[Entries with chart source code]
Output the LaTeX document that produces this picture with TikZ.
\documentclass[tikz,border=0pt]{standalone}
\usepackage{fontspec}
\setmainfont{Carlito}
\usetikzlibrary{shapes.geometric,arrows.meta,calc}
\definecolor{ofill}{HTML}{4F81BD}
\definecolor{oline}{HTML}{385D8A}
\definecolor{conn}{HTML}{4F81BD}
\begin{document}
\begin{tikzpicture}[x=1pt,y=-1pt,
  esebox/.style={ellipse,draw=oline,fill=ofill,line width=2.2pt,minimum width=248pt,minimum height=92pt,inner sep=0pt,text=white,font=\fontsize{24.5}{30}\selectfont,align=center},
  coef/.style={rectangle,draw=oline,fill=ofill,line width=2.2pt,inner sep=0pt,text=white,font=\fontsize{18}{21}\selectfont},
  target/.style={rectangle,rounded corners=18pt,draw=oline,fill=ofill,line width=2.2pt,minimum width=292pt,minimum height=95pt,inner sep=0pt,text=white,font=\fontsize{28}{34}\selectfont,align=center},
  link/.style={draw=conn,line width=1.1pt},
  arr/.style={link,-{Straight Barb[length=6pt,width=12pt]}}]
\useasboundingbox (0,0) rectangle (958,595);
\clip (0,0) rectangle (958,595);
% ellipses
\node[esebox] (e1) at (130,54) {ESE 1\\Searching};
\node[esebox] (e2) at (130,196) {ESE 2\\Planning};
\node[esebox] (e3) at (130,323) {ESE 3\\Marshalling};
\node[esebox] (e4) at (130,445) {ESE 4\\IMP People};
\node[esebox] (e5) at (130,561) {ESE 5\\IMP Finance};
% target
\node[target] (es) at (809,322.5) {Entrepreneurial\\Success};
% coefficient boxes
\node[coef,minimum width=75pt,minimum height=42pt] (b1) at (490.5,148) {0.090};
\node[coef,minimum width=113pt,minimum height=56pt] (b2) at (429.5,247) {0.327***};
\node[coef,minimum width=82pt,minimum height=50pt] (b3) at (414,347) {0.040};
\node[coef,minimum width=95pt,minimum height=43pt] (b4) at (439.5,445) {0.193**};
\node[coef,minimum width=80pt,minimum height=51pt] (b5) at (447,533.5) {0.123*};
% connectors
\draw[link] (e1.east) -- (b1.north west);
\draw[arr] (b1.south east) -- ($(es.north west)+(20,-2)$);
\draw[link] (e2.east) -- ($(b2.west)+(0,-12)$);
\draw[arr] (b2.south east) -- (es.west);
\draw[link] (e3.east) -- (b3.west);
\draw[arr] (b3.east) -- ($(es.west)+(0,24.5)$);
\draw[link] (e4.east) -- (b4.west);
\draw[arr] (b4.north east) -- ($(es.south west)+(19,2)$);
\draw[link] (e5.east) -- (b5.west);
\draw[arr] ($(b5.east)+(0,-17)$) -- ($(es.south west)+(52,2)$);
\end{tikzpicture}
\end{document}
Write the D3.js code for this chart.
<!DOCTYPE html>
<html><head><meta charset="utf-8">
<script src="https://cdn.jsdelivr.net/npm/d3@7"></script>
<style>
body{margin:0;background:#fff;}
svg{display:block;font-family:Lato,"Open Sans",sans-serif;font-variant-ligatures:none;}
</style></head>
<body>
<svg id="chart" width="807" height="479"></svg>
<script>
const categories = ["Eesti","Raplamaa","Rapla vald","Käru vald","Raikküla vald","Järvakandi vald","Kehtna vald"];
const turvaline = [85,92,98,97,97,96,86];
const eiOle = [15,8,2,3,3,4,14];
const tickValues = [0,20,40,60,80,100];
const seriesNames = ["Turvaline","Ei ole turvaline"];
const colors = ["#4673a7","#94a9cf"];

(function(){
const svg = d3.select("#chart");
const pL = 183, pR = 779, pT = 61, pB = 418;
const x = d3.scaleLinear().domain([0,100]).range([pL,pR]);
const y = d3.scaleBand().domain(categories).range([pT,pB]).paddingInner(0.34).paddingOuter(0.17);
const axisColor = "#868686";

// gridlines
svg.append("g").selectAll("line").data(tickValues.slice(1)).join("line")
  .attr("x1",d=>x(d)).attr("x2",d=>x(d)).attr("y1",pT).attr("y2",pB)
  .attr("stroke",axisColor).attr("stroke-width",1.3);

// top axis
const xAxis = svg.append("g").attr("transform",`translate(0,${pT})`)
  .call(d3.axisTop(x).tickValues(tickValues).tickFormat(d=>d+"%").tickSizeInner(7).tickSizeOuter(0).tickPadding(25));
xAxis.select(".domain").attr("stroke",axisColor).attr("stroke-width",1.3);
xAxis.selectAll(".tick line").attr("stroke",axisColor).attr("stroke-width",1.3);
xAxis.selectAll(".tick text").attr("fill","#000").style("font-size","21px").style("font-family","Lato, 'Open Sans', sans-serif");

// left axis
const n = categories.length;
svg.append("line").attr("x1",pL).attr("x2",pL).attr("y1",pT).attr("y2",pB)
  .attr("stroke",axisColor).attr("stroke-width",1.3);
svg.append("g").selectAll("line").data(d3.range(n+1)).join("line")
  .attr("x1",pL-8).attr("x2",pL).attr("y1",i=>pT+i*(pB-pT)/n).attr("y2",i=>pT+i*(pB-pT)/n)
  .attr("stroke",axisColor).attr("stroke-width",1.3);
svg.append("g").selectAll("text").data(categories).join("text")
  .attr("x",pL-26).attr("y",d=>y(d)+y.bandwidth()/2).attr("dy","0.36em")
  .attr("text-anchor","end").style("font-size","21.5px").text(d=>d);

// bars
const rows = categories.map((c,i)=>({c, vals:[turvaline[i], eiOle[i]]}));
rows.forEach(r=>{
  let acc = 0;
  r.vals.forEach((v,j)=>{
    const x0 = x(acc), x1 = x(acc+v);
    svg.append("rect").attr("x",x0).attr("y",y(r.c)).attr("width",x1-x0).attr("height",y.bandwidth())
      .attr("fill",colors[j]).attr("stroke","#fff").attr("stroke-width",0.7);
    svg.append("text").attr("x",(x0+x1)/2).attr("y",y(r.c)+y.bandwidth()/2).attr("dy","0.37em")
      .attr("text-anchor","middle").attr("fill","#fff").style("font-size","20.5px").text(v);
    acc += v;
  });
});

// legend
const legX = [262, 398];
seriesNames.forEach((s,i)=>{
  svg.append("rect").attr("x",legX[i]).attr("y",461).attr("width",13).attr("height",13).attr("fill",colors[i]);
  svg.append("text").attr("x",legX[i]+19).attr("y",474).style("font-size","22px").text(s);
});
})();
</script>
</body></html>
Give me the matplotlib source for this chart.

- [Your goal] Output the records verbatim, from the first line to the last.

- [Exercise response]
Output the LaTeX document that produces this picture with TikZ.
\documentclass[tikz,border=0pt]{standalone}
\usepackage{fontspec}
\setmainfont{Carlito}
\usetikzlibrary{shapes.geometric,arrows.meta,calc}
\definecolor{ofill}{HTML}{4F81BD}
\definecolor{oline}{HTML}{385D8A}
\definecolor{conn}{HTML}{4F81BD}
\begin{document}
\begin{tikzpicture}[x=1pt,y=-1pt,
  esebox/.style={ellipse,draw=oline,fill=ofill,line width=2.2pt,minimum width=248pt,minimum height=92pt,inner sep=0pt,text=white,font=\fontsize{24.5}{30}\selectfont,align=center},
  coef/.style={rectangle,draw=oline,fill=ofill,line width=2.2pt,inner sep=0pt,text=white,font=\fontsize{18}{21}\selectfont},
  target/.style={rectangle,rounded corners=18pt,draw=oline,fill=ofill,line width=2.2pt,minimum width=292pt,minimum height=95pt,inner sep=0pt,text=white,font=\fontsize{28}{34}\selectfont,align=center},
  link/.style={draw=conn,line width=1.1pt},
  arr/.style={link,-{Straight Barb[length=6pt,width=12pt]}}]
\useasboundingbox (0,0) rectangle (958,595);
\clip (0,0) rectangle (958,595);
% ellipses
\node[esebox] (e1) at (130,54) {ESE 1\\Searching};
\node[esebox] (e2) at (130,196) {ESE 2\\Planning};
\node[esebox] (e3) at (130,323) {ESE 3\\Marshalling};
\node[esebox] (e4) at (130,445) {ESE 4\\IMP People};
\node[esebox] (e5) at (130,561) {ESE 5\\IMP Finance};
% target
\node[target] (es) at (809,322.5) {Entrepreneurial\\Success};
% coefficient boxes
\node[coef,minimum width=75pt,minimum height=42pt] (b1) at (490.5,148) {0.090};
\node[coef,minimum width=113pt,minimum height=56pt] (b2) at (429.5,247) {0.327***};
\node[coef,minimum width=82pt,minimum height=50pt] (b3) at (414,347) {0.040};
\node[coef,minimum width=95pt,minimum height=43pt] (b4) at (439.5,445) {0.193**};
\node[coef,minimum width=80pt,minimum height=51pt] (b5) at (447,533.5) {0.123*};
% connectors
\draw[link] (e1.east) -- (b1.north west);
\draw[arr] (b1.south east) -- ($(es.north west)+(20,-2)$);
\draw[link] (e2.east) -- ($(b2.west)+(0,-12)$);
\draw[arr] (b2.south east) -- (es.west);
\draw[link] (e3.east) -- (b3.west);
\draw[arr] (b3.east) -- ($(es.west)+(0,24.5)$);
\draw[link] (e4.east) -- (b4.west);
\draw[arr] (b4.north east) -- ($(es.south west)+(19,2)$);
\draw[link] (e5.east) -- (b5.west);
\draw[arr] ($(b5.east)+(0,-17)$) -- ($(es.south west)+(52,2)$);
\end{tikzpicture}
\end{document}
Write the D3.js code for this chart.
<!DOCTYPE html>
<html><head><meta charset="utf-8">
<script src="https://cdn.jsdelivr.net/npm/d3@7"></script>
<style>
body{margin:0;background:#fff;}
svg{display:block;font-family:Lato,"Open Sans",sans-serif;font-variant-ligatures:none;}
</style></head>
<body>
<svg id="chart" width="807" height="479"></svg>
<script>
const categories = ["Eesti","Raplamaa","Rapla vald","Käru vald","Raikküla vald","Järvakandi vald","Kehtna vald"];
const turvaline = [85,92,98,97,97,96,86];
const eiOle = [15,8,2,3,3,4,14];
const tickValues = [0,20,40,60,80,100];
const seriesNames = ["Turvaline","Ei ole turvaline"];
const colors = ["#4673a7","#94a9cf"];

(function(){
const svg = d3.select("#chart");
const pL = 183, pR = 779, pT = 61, pB = 418;
const x = d3.scaleLinear().domain([0,100]).range([pL,pR]);
const y = d3.scaleBand().domain(categories).range([pT,pB]).paddingInner(0.34).paddingOuter(0.17);
const axisColor = "#868686";

// gridlines
svg.append("g").selectAll("line").data(tickValues.slice(1)).join("line")
  .attr("x1",d=>x(d)).attr("x2",d=>x(d)).attr("y1",pT).attr("y2",pB)
  .attr("stroke",axisColor).attr("stroke-width",1.3);

// top axis
const xAxis = svg.append("g").attr("transform",`translate(0,${pT})`)
  .call(d3.axisTop(x).tickValues(tickValues).tickFormat(d=>d+"%").tickSizeInner(7).tickSizeOuter(0).tickPadding(25));
xAxis.select(".domain").attr("stroke",axisColor).attr("stroke-width",1.3);
xAxis.selectAll(".tick line").attr("stroke",axisColor).attr("stroke-width",1.3);
xAxis.selectAll(".tick text").attr("fill","#000").style("font-size","21px").style("font-family","Lato, 'Open Sans', sans-serif");

// left axis
const n = categories.length;
svg.append("line").attr("x1",pL).attr("x2",pL).attr("y1",pT).attr("y2",pB)
  .attr("stroke",axisColor).attr("stroke-width",1.3);
svg.append("g").selectAll("line").data(d3.range(n+1)).join("line")
  .attr("x1",pL-8).attr("x2",pL).attr("y1",i=>pT+i*(pB-pT)/n).attr("y2",i=>pT+i*(pB-pT)/n)
  .attr("stroke",axisColor).attr("stroke-width",1.3);
svg.append("g").selectAll("text").data(categories).join("text")
  .attr("x",pL-26).attr("y",d=>y(d)+y.bandwidth()/2).attr("dy","0.36em")
  .attr("text-anchor","end").style("font-size","21.5px").text(d=>d);

// bars
const rows = categories.map((c,i)=>({c, vals:[turvaline[i], eiOle[i]]}));
rows.forEach(r=>{
  let acc = 0;
  r.vals.forEach((v,j)=>{
    const x0 = x(acc), x1 = x(acc+v);
    svg.append("rect").attr("x",x0).attr("y",y(r.c)).attr("width",x1-x0).attr("height",y.bandwidth())
      .attr("fill",colors[j]).attr("stroke","#fff").attr("stroke-width",0.7);
    svg.append("text").attr("x",(x0+x1)/2).attr("y",y(r.c)+y.bandwidth()/2).attr("dy","0.37em")
      .attr("text-anchor","middle").attr("fill","#fff").style("font-size","20.5px").text(v);
    acc += v;
  });
});

// legend
const legX = [262, 398];
seriesNames.forEach((s,i)=>{
  svg.append("rect").attr("x",legX[i]).attr("y",461).attr("width",13).attr("height",13).attr("fill",colors[i]);
  svg.append("text").attr("x",legX[i]+19).attr("y",474).style("font-size","22px").text(s);
});
})();
</script>
</body></html>
Give me the matplotlib source for this chart.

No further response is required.